Your objective: Only the lines from the start of the data to the line containing "import matplotlib.pyplot as plt", both included, should be output, exactly and without pictures.

Extracted data:
______

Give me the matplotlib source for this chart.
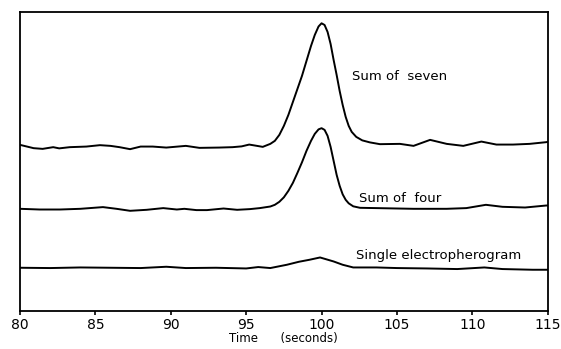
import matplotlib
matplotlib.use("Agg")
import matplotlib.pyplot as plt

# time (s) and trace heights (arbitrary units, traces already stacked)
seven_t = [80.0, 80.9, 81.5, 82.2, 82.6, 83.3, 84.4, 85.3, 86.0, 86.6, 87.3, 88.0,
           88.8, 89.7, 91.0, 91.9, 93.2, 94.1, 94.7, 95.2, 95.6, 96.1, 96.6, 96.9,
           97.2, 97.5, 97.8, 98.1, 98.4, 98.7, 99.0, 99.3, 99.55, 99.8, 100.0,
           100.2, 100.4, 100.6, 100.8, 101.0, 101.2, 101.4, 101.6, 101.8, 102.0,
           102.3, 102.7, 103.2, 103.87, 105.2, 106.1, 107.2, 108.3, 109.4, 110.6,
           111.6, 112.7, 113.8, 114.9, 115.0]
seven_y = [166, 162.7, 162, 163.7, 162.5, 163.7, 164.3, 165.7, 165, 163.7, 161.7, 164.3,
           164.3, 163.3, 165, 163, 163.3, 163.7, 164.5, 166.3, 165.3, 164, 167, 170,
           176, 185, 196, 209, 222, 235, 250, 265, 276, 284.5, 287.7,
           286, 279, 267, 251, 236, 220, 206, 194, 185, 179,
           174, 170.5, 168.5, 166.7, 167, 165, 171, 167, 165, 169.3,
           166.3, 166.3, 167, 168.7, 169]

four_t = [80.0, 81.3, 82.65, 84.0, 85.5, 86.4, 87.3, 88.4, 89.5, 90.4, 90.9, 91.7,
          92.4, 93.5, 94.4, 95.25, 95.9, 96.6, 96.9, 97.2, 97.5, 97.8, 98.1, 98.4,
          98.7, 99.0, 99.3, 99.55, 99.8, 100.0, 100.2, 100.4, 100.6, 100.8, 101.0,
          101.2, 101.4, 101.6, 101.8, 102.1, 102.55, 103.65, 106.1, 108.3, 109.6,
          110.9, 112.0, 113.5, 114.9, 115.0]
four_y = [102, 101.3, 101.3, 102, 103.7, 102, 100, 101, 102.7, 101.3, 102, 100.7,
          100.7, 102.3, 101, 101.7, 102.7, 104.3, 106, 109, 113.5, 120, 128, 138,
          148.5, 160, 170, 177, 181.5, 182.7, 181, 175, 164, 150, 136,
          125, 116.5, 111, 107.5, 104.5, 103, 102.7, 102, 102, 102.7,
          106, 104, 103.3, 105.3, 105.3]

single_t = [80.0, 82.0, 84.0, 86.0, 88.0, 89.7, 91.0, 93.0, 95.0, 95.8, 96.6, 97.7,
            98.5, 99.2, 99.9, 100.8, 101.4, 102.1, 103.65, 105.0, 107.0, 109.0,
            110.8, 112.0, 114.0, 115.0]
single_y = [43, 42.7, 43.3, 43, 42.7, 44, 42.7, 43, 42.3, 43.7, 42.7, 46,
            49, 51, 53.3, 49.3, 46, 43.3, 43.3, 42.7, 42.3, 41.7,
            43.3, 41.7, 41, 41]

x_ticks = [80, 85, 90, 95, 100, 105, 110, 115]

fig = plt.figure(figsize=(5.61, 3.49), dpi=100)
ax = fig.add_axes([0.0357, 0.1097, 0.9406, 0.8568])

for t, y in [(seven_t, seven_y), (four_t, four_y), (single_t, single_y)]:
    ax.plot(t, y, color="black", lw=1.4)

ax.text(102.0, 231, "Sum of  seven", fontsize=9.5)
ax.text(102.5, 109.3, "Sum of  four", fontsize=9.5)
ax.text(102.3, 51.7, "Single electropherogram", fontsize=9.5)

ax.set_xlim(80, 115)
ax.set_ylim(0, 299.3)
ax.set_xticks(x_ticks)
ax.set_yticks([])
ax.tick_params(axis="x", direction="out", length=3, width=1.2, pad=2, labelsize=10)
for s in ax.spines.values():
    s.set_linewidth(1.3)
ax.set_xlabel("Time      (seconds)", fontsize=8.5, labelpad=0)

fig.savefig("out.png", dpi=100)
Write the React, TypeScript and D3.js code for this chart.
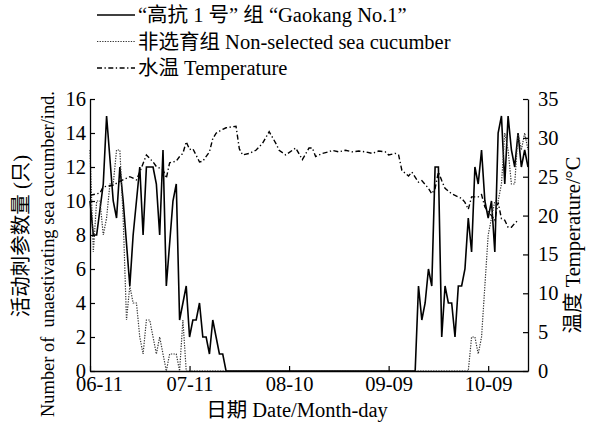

______

Expected output:
Give me the matplotlib source for this chart.
import matplotlib
matplotlib.use("Agg")
import matplotlib.pyplot as plt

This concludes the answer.